Caracas, 1 de Setembro de 2016. Dezenas de milhares de pessoas manifestam-se para pressionar a realização de um referendo para a revogação do mandato do Presidente da República da Venezuela, Nicolás Maduro, convocadas pela coligação de oposição Mesa de Unidade Democrática (MUD). Noutro ponto da cidade, dezenas de milhares de pessoas manifestam-se em defesa do governo legítimo e da paz e contra o golpismo, convocadas nomeadamente pelo Partido Socialista Unido da Venezuela (PSUV). São factos.
Um olhar sobre a narração daqueles factos pelos Media sugere a adaptação de uma conhecida anedota nos meios forenses sobre a posse da verdade: há a verdade dos convocantes; a verdade – muito variável – dos meios de informação; e a verdade verdadinha. Por muito imparciais que se arroguem e por muito «órgãos de informação de referência» a que pretendam alcandorar-se, a verdade é que não há nódoa de parcialidade que lhes não macule o prestígio de que se reivindicam.
Vem isto a propósito da denúncia que a ministra venezuelana do Poder Popular para as Relações Exteriores, Delcy Rodríguez, fez no dia seguinte, numa reunião com o corpo diplomático, acusando as «empresas transnacionais de comunicação»: «Pretendem silenciar a realidade na Venezuela, querem vender mentiras (…) e a verdade verdadeira é que o povo chavista de Caracas saiu à Avenida Bolívar a enchê-la de paz, garantindo a democracia».
Horas antes, a embaixada venezuelana em Madrid apresentava um vigoroso protesto contra a inaceitável ingerência do governo espanhol – aliás em funções de mera gestão desde há mais de oito meses –, cujo Ministério para os Assuntos Exteriores e da Cooperação manifestara o seu apoio à manifestação da oposição e, sem qualquer grão de hesitação diplomática, participava nas pressões para a aceleração do processo referendário.
«Ao preparar, de véspera, os leitores para a "Toma de Caracas", a versão em linha do jornal titulava: "A oposição exibe a sua força nas ruas".»
Por outro lado, a representação venezuelana denunciava a cobertura parcial e tendenciosa de «alguns meios (de comunicação social) espanhóis, que ampliaram a manifestação da oposição e invisibilizaram a mobilização do povo bolivariano a favor do Governo» e pedia «à imprensa responsável uma cobertura equilibrada que dê conta do apoio popular ao Governo».
Seria abusivo o pedido de cobertura «equilibrada», isto é, dando espaço às duas partes e relatando as duas manifestações?

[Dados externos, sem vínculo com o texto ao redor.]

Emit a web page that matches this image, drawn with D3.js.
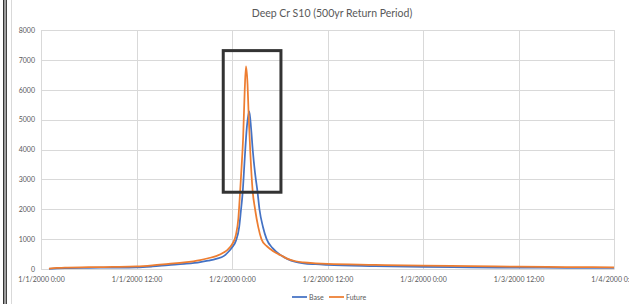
<!DOCTYPE html>
<html>
<head>
<meta charset="utf-8">
<script src="https://cdn.jsdelivr.net/npm/d3@7"></script>
<style>
  html, body { margin: 0; padding: 0; background: #fff; }
  svg { display: block; }
  text { font-family: Lato, "Open Sans", sans-serif; fill: #595959; }
</style>
</head>
<body>
<svg id="chart" width="629" height="304"></svg>
<script>
const title = "Deep Cr S10 (500yr Return Period)";
const seriesNames = ["Base", "Future"];
const seriesColors = ["#4472C4", "#ED7D31"];
const yTicks = [0, 1000, 2000, 3000, 4000, 5000, 6000, 7000, 8000];
const xTickHours = [0, 12, 24, 36, 48, 60, 72];

// hours after 1/1/2000 0:00
const baseHours = [1,2,3,6,9,12,14,16,18,20,21,22,23,23.5,24,24.5,24.9,25.1,25.35,25.6,25.85,26.17,26.4,26.6,26.9,27.2,27.45,27.9,28.35,29.1,30.2,31,32,33,34.5,36,42,48,54,60,66,72];
const baseFlow  = [5,20,30,40,45,55,85,130,170,230,280,340,440,560,720,950,1400,1900,2600,3700,4700,5280,4700,4000,3200,2600,2000,1400,1000,700,450,330,240,190,160,140,100,70,55,45,40,35];

const futureHours = [1,2,3,6,9,12,14,16,18,20,21,22,23,23.5,24,24.5,24.8,25,25.2,25.4,25.6,25.76,25.95,26.1,26.3,26.6,26.9,27.3,27.7,28.3,28.8,29.5,30.2,31,32,33,34.5,36,42,48,54,60,66,72];
const futureFlow  = [10,35,50,60,70,85,120,170,220,300,360,430,560,660,820,1150,1700,2500,3400,4400,6000,6780,6200,5100,3900,2600,2000,1400,1000,780,670,540,450,340,260,220,190,170,140,110,95,80,65,55];

// annotation box (data units)
const boxHours = [22.9, 30.15];
const boxFlow = [2570, 7310];

const start = new Date(2000, 0, 1, 0, 0);
const toDate = h => new Date(start.getTime() + h * 3600 * 1000);

const svg = d3.select("#chart");
const W = 629, H = 304;
const m = { left: 41, right: 15, top: 30, bottom: 35 };

const x = d3.scaleTime().domain([toDate(0), toDate(72)]).range([m.left, W - m.right]);
const y = d3.scaleLinear().domain([0, 8000]).range([H - m.bottom, m.top]);

// left frame lines
svg.append("rect").attr("x", 3).attr("y", 0).attr("width", 1.5).attr("height", H).attr("fill", "#333");
svg.append("rect").attr("x", 5.5).attr("y", 0).attr("width", 1.5).attr("height", H).attr("fill", "#444");
svg.append("line").attr("x1", 11.5).attr("x2", 11.5).attr("y1", 0).attr("y2", H).attr("stroke", "#d9d9d9");

// title
svg.append("text").attr("x", 332).attr("y", 17).attr("text-anchor", "middle")
  .style("font-size", "10.5px").text(title);

// horizontal gridlines
svg.append("g").selectAll("line").data(yTicks).join("line")
  .attr("x1", m.left).attr("x2", W - m.right)
  .attr("y1", d => Math.round(y(d)) + 0.5).attr("y2", d => Math.round(y(d)) + 0.5)
  .attr("stroke", "#d9d9d9").attr("stroke-width", 1);

// vertical gridlines
svg.append("g").selectAll("line").data(xTickHours).join("line")
  .attr("x1", d => Math.round(x(toDate(d))) + 0.5).attr("x2", d => Math.round(x(toDate(d))) + 0.5)
  .attr("y1", m.top).attr("y2", H - m.bottom)
  .attr("stroke", "#d9d9d9").attr("stroke-width", 1);

// y axis labels
const yAxis = d3.axisLeft(y).tickValues(yTicks).tickSize(0).tickPadding(6).tickFormat(d3.format("d"));
const gy = svg.append("g").attr("transform", `translate(${m.left},0)`).call(yAxis);
gy.select(".domain").remove();
gy.selectAll("text").style("font-size", "7px").style("font-family", "Lato, sans-serif").attr("fill", "#595959");

// x axis labels
const fmt = d3.timeFormat("%-m/%-d/%Y %-H:%M");
const xAxis = d3.axisBottom(x).tickValues(xTickHours.map(toDate)).tickSize(0).tickPadding(8).tickFormat(fmt);
const gx = svg.append("g").attr("transform", `translate(0,${H - m.bottom})`).call(xAxis);
gx.select(".domain").attr("stroke", "#d9d9d9");
gx.selectAll("text").style("font-size", "7px").style("font-family", "Lato, sans-serif").attr("fill", "#595959");

// series
const series = [
  { name: seriesNames[0], color: seriesColors[0], hours: baseHours, vals: baseFlow },
  { name: seriesNames[1], color: seriesColors[1], hours: futureHours, vals: futureFlow }
];
const line = d3.line().x(d => x(toDate(d[0]))).y(d => y(d[1])).curve(d3.curveMonotoneX);
svg.append("g").selectAll("path").data(series).join("path")
  .attr("d", s => line(s.hours.map((h, i) => [h, s.vals[i]])))
  .attr("fill", "none").attr("stroke", s => s.color).attr("stroke-width", 1.75)
  .attr("stroke-linejoin", "round");

// annotation box
svg.append("rect")
  .attr("x", x(toDate(boxHours[0]))).attr("y", y(boxFlow[1]))
  .attr("width", x(toDate(boxHours[1])) - x(toDate(boxHours[0])))
  .attr("height", y(boxFlow[0]) - y(boxFlow[1]))
  .attr("fill", "none").attr("stroke", "#333").attr("stroke-width", 3);

// legend
const lg = svg.append("g").attr("transform", "translate(292,297)");
const items = lg.selectAll("g").data(series).join("g")
  .attr("transform", (d, i) => `translate(${i * 37},0)`);
items.append("line").attr("x1", 0).attr("x2", 15).attr("y1", 0).attr("y2", 0)
  .attr("stroke", d => d.color).attr("stroke-width", 1.75);
items.append("text").attr("x", 17).attr("y", 2.5).style("font-size", "7px").text(d => d.name);
</script>
</body>
</html>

Quem acompanhou, nesse dia, as versões em linha dos meios de informação espanhóis, ou puder recuperá-las (1, 2, 3 4), poderá confirmar, sem favor, que nomeadamente o influente diário «global» El País privilegiou com excessos de entusiasmo a causa da oposição. E que, só quando já não a podia silenciar completamente, é que se referiu à concentração bolivariana, mas em escassas linhas e sem deixar de apoucar a dimensão e o conteúdo da manifestação revolucionária.
Por muito que tente disfarçar os seus compromissos e interesses, estes, de resto, em franco progresso na América Latina, e por muito que o seu director alegue que «o único delito que comete é informar sobre a Venezuela com certa frequência», a torrente de notícias e editoriais de El País não dissimula o evidente desequilíbrio, o ostensivo posicionamento anti-chavista e a adesão a uma retórica agressiva tão favorável à desestabilização do país almejada pela direita.
Ao preparar, de véspera, os leitores para a «Toma de Caracas», a versão em linha do jornal titulava: «A oposição exibe a sua força nas ruas». No texto, assumia que «a ocasião serve, sobretudo, para uma demonstração do renovado músculo eleitoral da oposição».
A metáfora foi retomada na madrugada seguinte, proclamando em título «A oposição da Venezuela exibe músculo e pressiona mais Maduro», dando largas ao argumentário dos que não se conformam com a legitimidade do mandato de Nicolás Maduro e ajudando, com mapa apropriado, a indicar os locais de concentração e a progressão previsível das forças contra-revolucionárias na «tomada de Caracas».
Para amanhã, dia 7, a oposição convocou marchas sobre a sede e as delegações do Conselho Nacional Eleitoral (CNE), pressionando a aceleração do pretendido referendo revogatório. Uma semana depois, tomará «todas as cidades» da Venezuela por um período de 12 horas; duas semanas após, todo o país – ameaça – será «tomado» por 24 horas.
Beneficiando dos seus justamente intocáveis direitos e garantias, a imprensa internacional lá estará – muita exibindo o músculo da manipulação, renunciando sem pudor a qualquer compromisso sério com a verdade e o equilíbrio informativo.